Nobody remembers the Moorish soldiers
The Barcia cemetery occupies an elusive place that is difficult to classify in the collective memory. “The problem with the Moors of the civil war,” García Parrondo thinks, “is that the winning side did not treat them well, and the losing side never wanted them. When the war ended, they were left in limbo.”
Núñez Seixas agrees that it is an “unwanted and rather uncomfortable memory. There is a double rejection, as the winning side recognises that there were mercenary and non-Christian troops in their ranks, and the memorialist movement is shocked to preserve the space as a burial place for another confession.”
León Gasalla also believes that this is “a very painful part of the past, which is conflictive and controversial.” But one way of dealing with it would be to maintain the cemetery and try to contextualize and explain why it is there. “Issues that have to do with the dead are delicate,” adds Núñez Seixas, “and in western Asturias there were quite a few executions. The memory of the Moors is very negative in the popular memory of Asturias because of their role in the repression but, on the other hand, they were mostly people recruited half by force. They could be seen partly as victims. So, what recognition should we give them?”
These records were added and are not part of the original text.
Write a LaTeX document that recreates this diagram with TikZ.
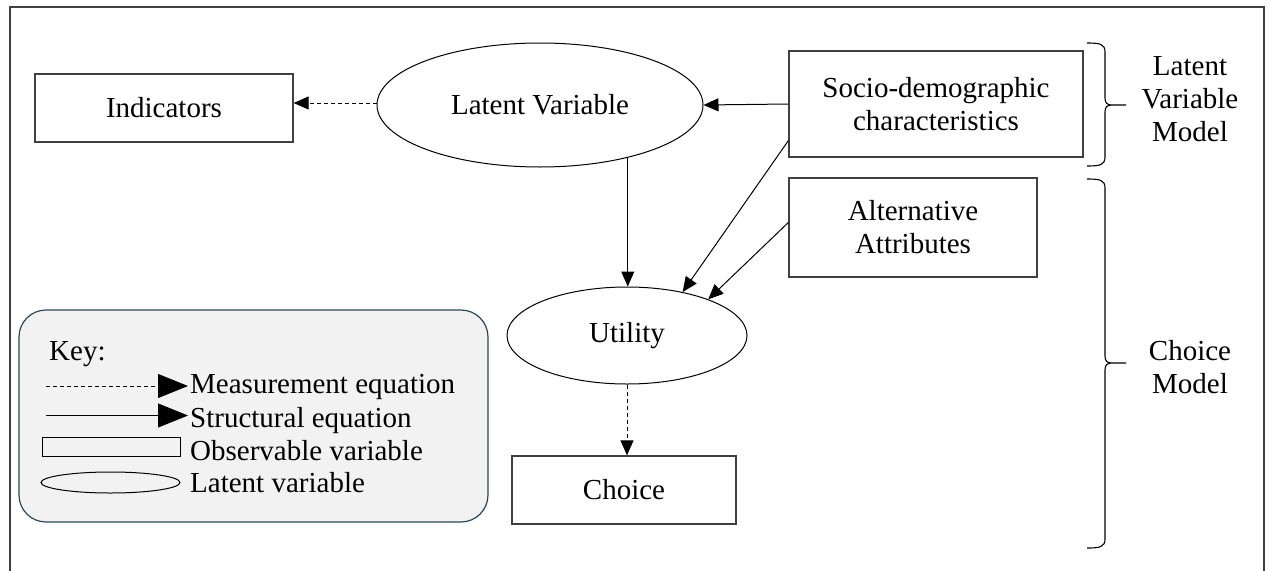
\documentclass[tikz,border=0pt]{standalone}
\usepackage{fontspec}
\setmainfont{Liberation Serif}
\usetikzlibrary{arrows.meta,shapes.geometric,calc}
\definecolor{boxgray}{HTML}{404040}
\definecolor{keyfill}{HTML}{F2F2F2}
\definecolor{keyedge}{HTML}{2E4756}
\begin{document}
\begin{tikzpicture}[x=1pt,y=-1pt,
  every node/.style={font=\fontsize{29}{33}\selectfont, text=black},
  obsbox/.style={draw=boxgray, line width=1.3pt, rectangle, inner sep=0pt, align=center},
  latbox/.style={draw=black, line width=1pt, ellipse, inner sep=0pt, align=center},
  solidarrow/.style={draw=black, line width=1pt, -{Triangle[length=15pt,width=13pt]}},
  dasharrow/.style={solidarrow, dash pattern=on 4pt off 3pt},
  keysolid/.style={draw=black, line width=1pt, -{Triangle[length=30pt,width=24pt]}},
  keydash/.style={keysolid, dash pattern=on 4pt off 3pt},
  bracepath/.style={draw=black, line width=1.1pt},
  keytext/.style={anchor=base west, inner sep=0pt},
]
\useasboundingbox (0,0) rectangle (1268,570);
\clip (0,0) rectangle (1268,570);
% outer frame
\draw[boxgray, line width=1.5pt] (10,7) rectangle (1264,620);

% main nodes
\node[obsbox, minimum width=258pt, minimum height=68pt] (ind) at (164,108) {Indicators};
\node[latbox, minimum width=326pt, minimum height=124pt] (lv) at (540,105) {Latent Variable};
\node[obsbox, minimum width=294pt, minimum height=106pt] (socio) at (936,104) {Socio-demographic\\characteristics};
\node[obsbox, minimum width=248pt, minimum height=99pt] (alt) at (913,227.5) {Alternative\\Attributes};
\node[latbox, minimum width=240pt, minimum height=97pt] (util) at (627,335.5) {Utility};
\node[obsbox, minimum width=224pt, minimum height=68pt] (choice) at (624,490) {Choice};

% connectors
\draw[dasharrow] (lv.west |- 0,103) -- (ind.east |- 0,103);
\draw[solidarrow] (socio.west) -- (lv.east);
\draw[solidarrow] (lv.-31) -- (lv.-31 |- util.north);
\draw[solidarrow] ($(socio.south west)+(0,-17)$) -- (util.38);
\draw[solidarrow] ($(alt.west)+(0,-5)$) -- (util.24);
\draw[dasharrow] (util.south) -- (util.south |- choice.north);

% braces
\draw[bracepath] (1087,43) .. controls (1100,43) and (1105,44) .. (1105,52) -- (1105,98)
  .. controls (1105,103) and (1107,105) .. (1112,105) -- (1126,105) -- (1112,105)
  .. controls (1107,105) and (1105,107) .. (1105,112) -- (1105,157)
  .. controls (1105,165) and (1100,166) .. (1087,166);
\draw[bracepath] (1087,179) .. controls (1100,179) and (1105,180) .. (1105,188) -- (1105,356)
  .. controls (1105,361) and (1107,363) .. (1112,363) -- (1126,363) -- (1112,363)
  .. controls (1107,363) and (1105,365) .. (1105,370) -- (1105,539)
  .. controls (1105,547) and (1100,548) .. (1087,548);
\node[align=center, inner sep=0pt] (lvm) at (1190,99) {Latent\\Variable\\Model};
\node[align=center, inner sep=0pt] (cm) at (1190,367.5) {Choice\\Model};

% key
\draw[draw=keyedge, fill=keyfill, line width=1.2pt, rounded corners=27pt] (19,310) rectangle (488,522);
\node[keytext] (keylab) at (49,360) {Key:};
\coordinate (m1) at (46,386);
\coordinate (m2) at (188,386);
\draw[keydash] (m1) -- (m2);
\node[keytext] (mt) at (190,393) {Measurement equation};
\coordinate (s1) at (46,415.5);
\coordinate (s2) at (188,415.5);
\draw[keysolid] (s1) -- (s2);
\node[keytext] (st) at (190,427) {Structural equation};
\node[draw=black, line width=1pt, rectangle, inner sep=0pt, minimum width=138pt, minimum height=19pt] (kr) at (111,446.5) {};
\node[keytext] (ot) at (190,460) {Observable variable};
\node[draw=black, line width=1pt, ellipse, inner sep=0pt, minimum width=139pt, minimum height=21pt] (ke) at (110.5,482.5) {};
\node[keytext] (lt) at (190,492) {Latent variable};
\end{tikzpicture}
\end{document}
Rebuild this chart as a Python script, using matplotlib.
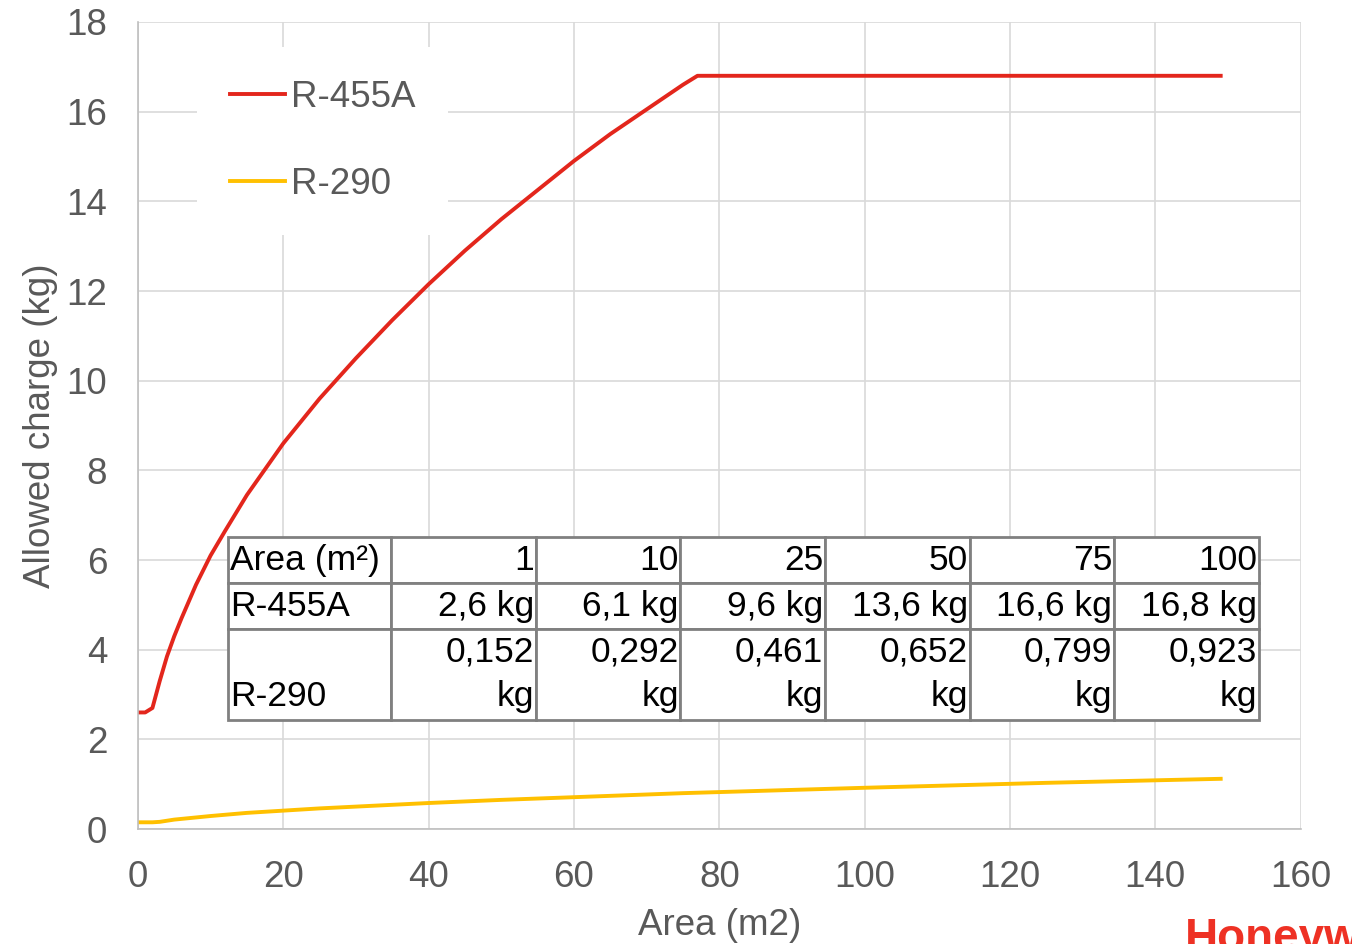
import matplotlib.pyplot as plt
from matplotlib.table import Table

plt.rcParams['font.family'] = ['Liberation Sans', 'DejaVu Sans']

# data
area_455 = [0, 1, 2, 3, 4, 5, 6, 8, 10, 12, 15, 20, 25, 30, 35, 40, 45, 50,
            55, 60, 65, 70, 75, 77, 149]
charge_455 = [2.6, 2.6, 2.7, 3.3, 3.85, 4.3, 4.7, 5.45, 6.1, 6.65, 7.45, 8.6,
              9.6, 10.5, 11.35, 12.15, 12.9, 13.6, 14.25, 14.9, 15.5, 16.05,
              16.6, 16.8, 16.8]
area_290 = [0, 1, 2, 3, 5, 10, 15, 20, 25, 30, 40, 50, 60, 75, 100, 125, 149]
charge_290 = [0.15, 0.15, 0.15, 0.16, 0.21, 0.29, 0.36, 0.41, 0.46, 0.5, 0.58,
              0.65, 0.71, 0.8, 0.92, 1.03, 1.12]

table_areas = ["1", "10", "25", "50", "75", "100"]
table_455 = ["2,6 kg", "6,1 kg", "9,6 kg", "13,6 kg", "16,6 kg", "16,8 kg"]
table_290 = ["0,152", "0,292", "0,461", "0,652", "0,799", "0,923"]

red = '#e3261c'
gold = '#ffc000'
grey_txt = '#595959'
fs = 26.5

fig = plt.figure(figsize=(13.52, 9.44), dpi=100)
ax = fig.add_axes([0.102, 0.1218, 0.860, 0.8549])

ax.plot(area_455, charge_455, color=red, lw=2.8, label='R-455A')
ax.plot(area_290, charge_290, color=gold, lw=2.8, label='R-290')

ax.set_xlim(0, 160)
ax.set_ylim(0, 18)
ax.set_xticks(range(0, 161, 20))
ax.set_yticks(range(0, 19, 2))
ax.grid(color='#d9d9d9', lw=1.2)
ax.set_axisbelow(True)
for s in ['top', 'right']:
    ax.spines[s].set_visible(False)
for s in ['left', 'bottom']:
    ax.spines[s].set_color('#bfbfbf')
    ax.spines[s].set_linewidth(1.2)
ax.tick_params(length=0, labelsize=fs, labelcolor=grey_txt, pad=22)
ax.set_xlabel('Area (m2)', fontsize=fs, color=grey_txt, labelpad=10)
ax.set_ylabel('Allowed charge (kg)', fontsize=fs, color=grey_txt, labelpad=6)

leg = ax.legend(loc='upper left', bbox_to_anchor=(0.035, 0.992), fontsize=fs,
                frameon=True, handlelength=1.5, handletextpad=0.15,
                labelspacing=1.4, borderpad=0.9)
leg.get_frame().set_edgecolor('none')
leg.get_frame().set_facecolor('white')
leg.get_frame().set_alpha(1)
for t in leg.get_texts():
    t.set_color(grey_txt)

# data table
tbl = Table(ax, bbox=[0.0774, 0.135, 0.8865, 0.2268])
w0, w = 164, 145
hs = [46, 46, 91]
rows = [["Area (m²)"] + table_areas,
        ["R-455A"] + table_455,
        ["\nR-290"] + [v + "\nkg" for v in table_290]]
for r, row in enumerate(rows):
    for c, txt in enumerate(row):
        cell = tbl.add_cell(r, c, width=w0 if c == 0 else w, height=hs[r],
                            text=txt, loc='left' if c == 0 else 'right',
                            facecolor='white', edgecolor='#808080')
        cell.PAD = 0.012
        cell.set_linewidth(2)
        cell.get_text().set_fontsize(25.5)
        cell.get_text().set_multialignment('right' if c else 'left')
        cell.get_text().set_linespacing(1.45)
tbl.auto_set_font_size(False)
tbl.set_zorder(5)
ax.add_table(tbl)

fig.text(1185 / 1352, 1 - 917 / 944, 'Honeywell', color='#ee3124', fontsize=33,
         fontweight='bold', ha='left', va='top')

fig.savefig('out.png', dpi=100)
For García Parrondo, the ideal would be to recover the place as “a place of historical memory, to remind young people of what happened. And for it not to happen again.”
Nuñez Seixas agrees that “it should be possible for the authorities to re-signify it intelligently, without claiming the participation of Moroccan troops in the war, but rather explaining it. They are probably afraid of controversy, but it could be an interesting place for cultural tourism. It would have to be tidied up, redefined and investigated. And, if someone wants to perform a funerary cult, it should be possible.”
For years, the Muslim community in Asturias, made up of around 9000 people, has been asking to be able to use the necropolis, offering to take charge of the rehabilitation and maintenance of the space. They are asking to use it as a burial place for Muslims from Asturias, Galicia, Cantabria and León. “In the whole of Asturias we have only one plot in the Oviedo cemetery, and it is almost full,” says Yahya Zanabili, a retired Syrian doctor who came to Spain in 1970 and is the delegate of the Islamic Commission in Asturias. “Besides, the graves are not all oriented towards Mecca. As Spanish citizens we have the right to be buried according to our religious beliefs, and in Asturias this is not guaranteed.” The Muslim cemetery in Seville, also built during the civil war, was later rehabilitated and handed over to the Muslim community as a burial place.
In recent decades, the use of the Barcia cemetery has been very different. According to Rena, the resident of Barcia, there were neighbors who took the stones from the unfinished mosque to use them as foundations for their own houses. While we were visiting the cemetery, a neighbor who was passing by told us that a section of the wall was pulled down so that carts loaded with firewood from the pine trees planted inside the enclosure could be taken out. Rena sums it up in one word: “A pillage.”